Au-delà de ces drames, on mesure jusqu’où, hélas, certaines jeunes d’Afrique, sans perspectives et désespérés, peuvent s’expatrier au péril de leurs vies, y compris pour se retrouver dans la gueule du loup russe dont ils ne sortiront jamais.

Nous saluons enfin les mises en garde formulées par les autorités Togolaises qui « informent l’opinion publique que les autorités togolaises ont récemment été saisies de cas de ressortissants togolais, capturés et détenus par les forces armées ukrainiennes alors qu’ils participaient à des opérations militaires aux côtés des forces armées russes dans le cadre du conflit actuel ».

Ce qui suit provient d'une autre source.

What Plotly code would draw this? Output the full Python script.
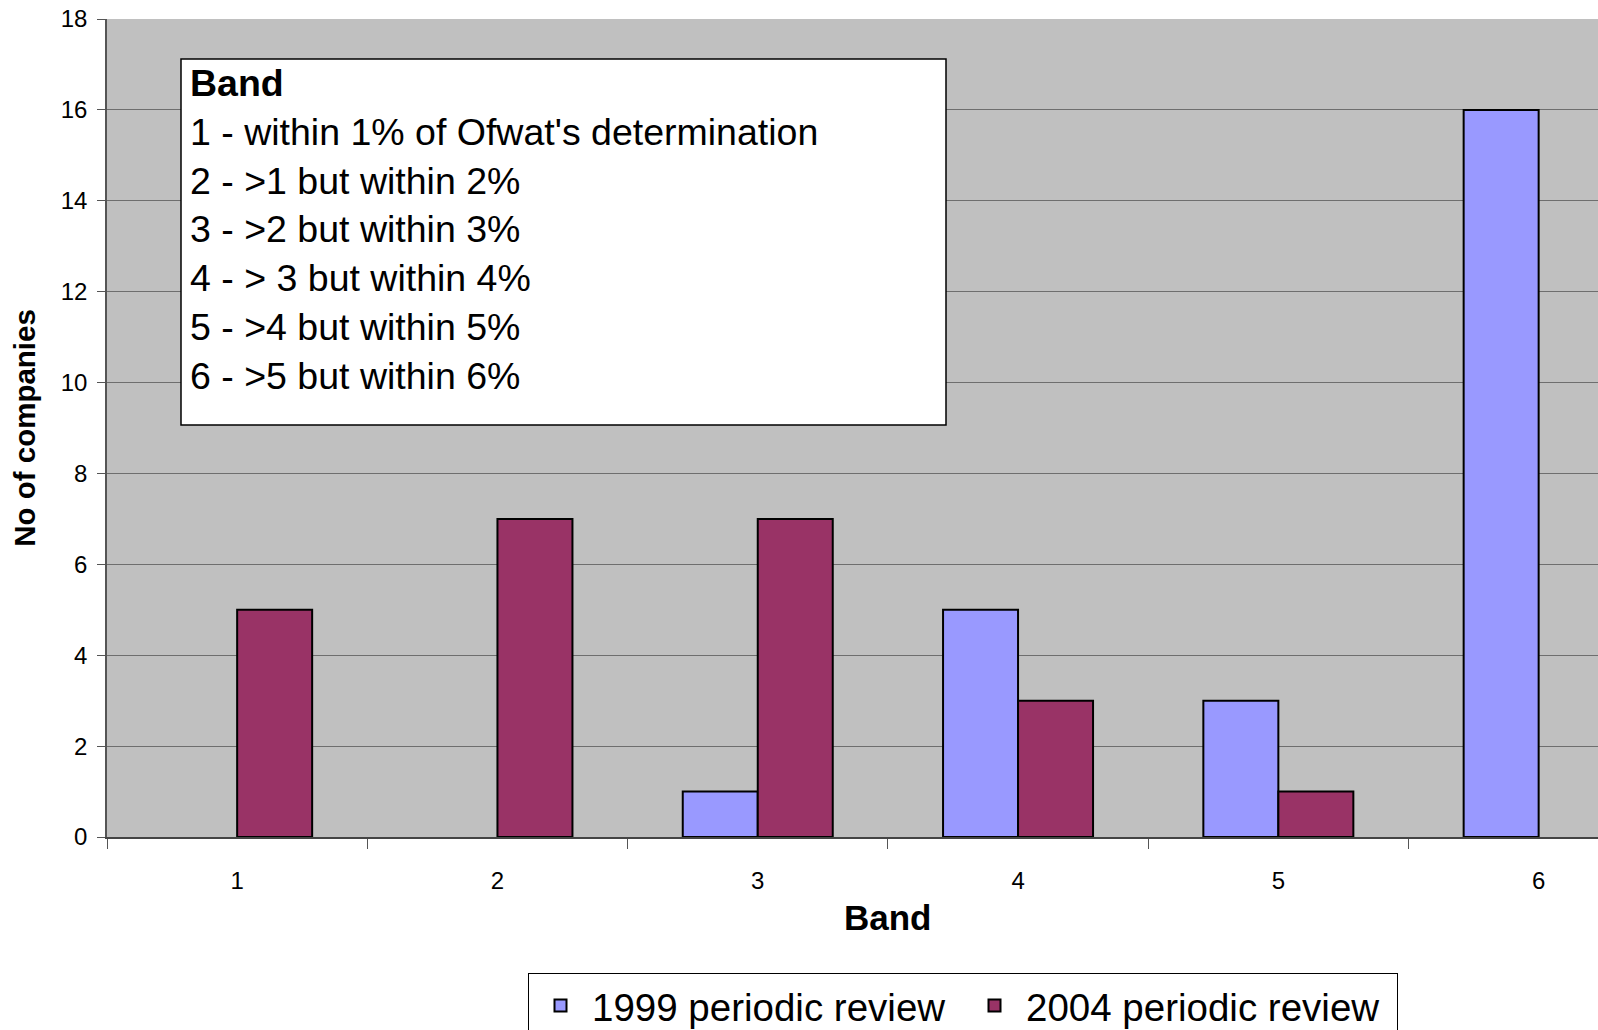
import plotly.graph_objects as go

bands = ["1", "2", "3", "4", "5", "6"]
review_1999 = [0, 0, 1, 5, 3, 16]
review_2004 = [5, 7, 7, 3, 1, 0]
series_names = ["1999 periodic review", "2004 periodic review"]
box_lines = [
    "<b>Band</b>",
    "1 - within 1% of Ofwat's determination",
    "2 - >1 but within 2%",
    "3 - >2 but within 3%",
    "4 - > 3 but within 4%",
    "5 - >4 but within 5%",
    "6 - >5 but within 6%",
]

FONT = "Liberation Sans, Arial, sans-serif"
W, H = 1598, 1030
L, T, B = 107, 19, 193
plot_w = W - L
plot_h = H - T - B
cat_w = 260.3

def nz(vals):
    # zero-height bars are not drawn in the reference (no outline)
    return [v if v != 0 else None for v in vals]

fig = go.Figure()
fig.add_trace(go.Bar(x=bands, y=nz(review_1999), name=series_names[0],
                     marker=dict(color="#9999FF", line=dict(color="black", width=2))))
fig.add_trace(go.Bar(x=bands, y=nz(review_2004), name=series_names[1],
                     marker=dict(color="#993366", line=dict(color="black", width=2))))

def px_x(px):
    return (px - L) / plot_w

def px_y(py):
    return (H - B - py) / plot_h

# text box
fig.add_shape(type="rect", xref="paper", yref="paper",
              x0=px_x(181), x1=px_x(946), y0=px_y(425), y1=px_y(59),
              line=dict(color="black", width=1.5), fillcolor="white", layer="above")
fig.add_annotation(xref="paper", yref="paper", x=px_x(189), y=px_y(229),
                   xanchor="left", yanchor="middle", align="left", showarrow=False,
                   text="<br>".join(box_lines), borderpad=0,
                   font=dict(family=FONT, size=37.5, color="black"))

# x-axis title (the full plot area extends past the right edge of the picture,
# so the title is centred on that full width)
fig.add_annotation(xref="paper", yref="paper", x=px_x(888), y=px_y(918),
                   xanchor="center", yanchor="middle", showarrow=False,
                   text="<b>Band</b>", font=dict(family=FONT, size=35, color="black"))

fig.update_layout(
    width=W, height=H,
    margin=dict(l=L, r=0, t=T, b=B, pad=0, autoexpand=False),
    paper_bgcolor="white", plot_bgcolor="#C0C0C0",
    barmode="group", bargap=1 - 150 / cat_w, bargroupgap=0,
    font=dict(family=FONT, color="black"),
    showlegend=True,
    legend=dict(orientation="h", x=px_x(963), xanchor="center", y=px_y(973), yanchor="top",
                bordercolor="black", borderwidth=1, bgcolor="white",
                entrywidth=366, entrywidthmode="pixels", itemwidth=53,
                font=dict(family=FONT, size=38.5, color="black"), traceorder="normal"),
)
fig.update_xaxes(
    type="category", range=[-0.5, -0.5 + plot_w / cat_w], automargin=False,
    tickson="boundaries", ticks="outside", ticklen=10, tickcolor="#555", tickwidth=1,
    showline=True, linecolor="#444", linewidth=1.5, showgrid=False,
    tickfont=dict(family=FONT, size=24, color="black"), ticklabelstandoff=21,
)
fig.update_yaxes(
    range=[0, 18], tickmode="array", tickvals=list(range(0, 19, 2)), automargin=False,
    ticks="outside", ticklen=8, tickcolor="#555", tickwidth=1,
    showline=True, linecolor="#555", linewidth=1.5,
    showgrid=True, gridcolor="#6e6e6e", gridwidth=1, zeroline=False,
    tickfont=dict(family=FONT, size=24, color="black"), ticklabelstandoff=5,
    title=dict(text="<b>No of companies</b>", font=dict(family=FONT, size=29.5, color="black"), standoff=16),
)

fig.write_html("out.html", config={"displayModeBar": False},
               post_script="document.body.style.margin='0px';")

C’est pourquoi, « face à cette situation préoccupante, le ministère (des affaires étrangères, de l’intégration régionale et des Togolais de l’extérieur)  appelle les citoyens, notamment les jeunes désireux de poursuivre leurs études à l’étranger, à la plus grande vigilance. Il les exhorte à vérifier l’authenticité des offres de bourses avant tout engagement, et à se rapprocher de ses services compétents ou de tout autre ministère concerné, notamment le ministère de l’enseignement supérieur et de la recherche, pour obtenir des informations fiables et sécurisées avant tout départ à l’étranger, en particulier à destination de la Russie ».